Directed by Søren Dahlgaard.
Edited by Meir Tati.

The Danish Arts Council and Bikubenfonden have supported the project.

The Island in Landscapes
Fuppidhoo is visiting different landscapes around the world in an ongoing photo series, which started at the Venice Biennale in 2013, where the Inflatable Island was first shown as part of The Maldives Exodus Caravan Show. Since Venice, The Inflatable Island has travelled through landscapes while taking part in exhibitions in New Zealand, Australia, USA, China, Sri Lanka, Maldives, Israel, Switzerland, Morocco, Denmark, Sweden, Norway, Poland, Germany, Belgium, Spain and The Netherlands.

The island acts as a sculptural prop representing the climate refugees from the Maldives and elsewhere, who most likely will need to find a new home sometime soon. The inflatable island further sits in the context of art and ecology and the history of land art from the 1960-70s in that the island represents a piece of the land (Maldives) and suggests some radical transformation is required to adapt to the new conditions brought by climate change and humanities impact on the planet.

As the island travels in the new geological era known as The Anthropocene (shaped by humans) landscape, will it find a new home in any of these foreign lands? And will it be welcomed?
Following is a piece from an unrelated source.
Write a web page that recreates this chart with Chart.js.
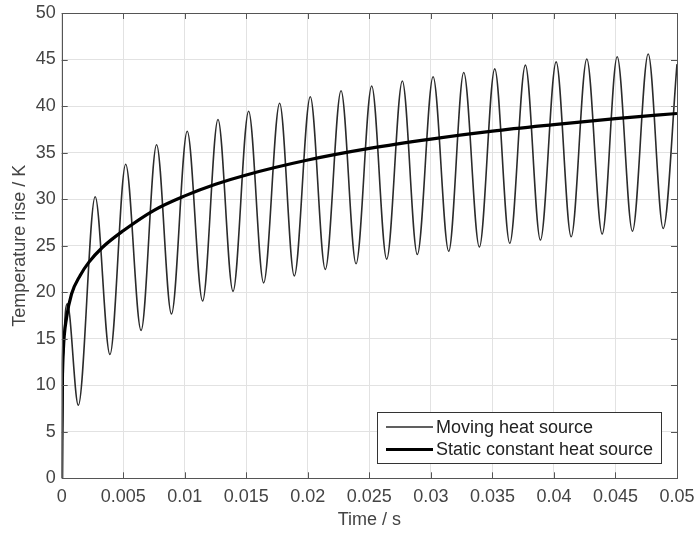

The Inflatable Island – Fuppidhoo has been shown at The United Nations Head Quarters, New York City, MAAT Museum of Art, Architecture and Technology Lisbon, Portugal, KUNSTEN Museum of Modern Art Aalborg, Skovgaard Museet Viborg, Copenhagen Airport, The Israeli Centre for Digital Art, Holon, Canberra Contemporary Art Space, RMIT Gallery, Melbourne, ColomboScope Arts Festival, Sri Lanka, at conferences in Geneva and Marrakesh, and the Changjiang Museum of Contemporary Art, Chongqing, China.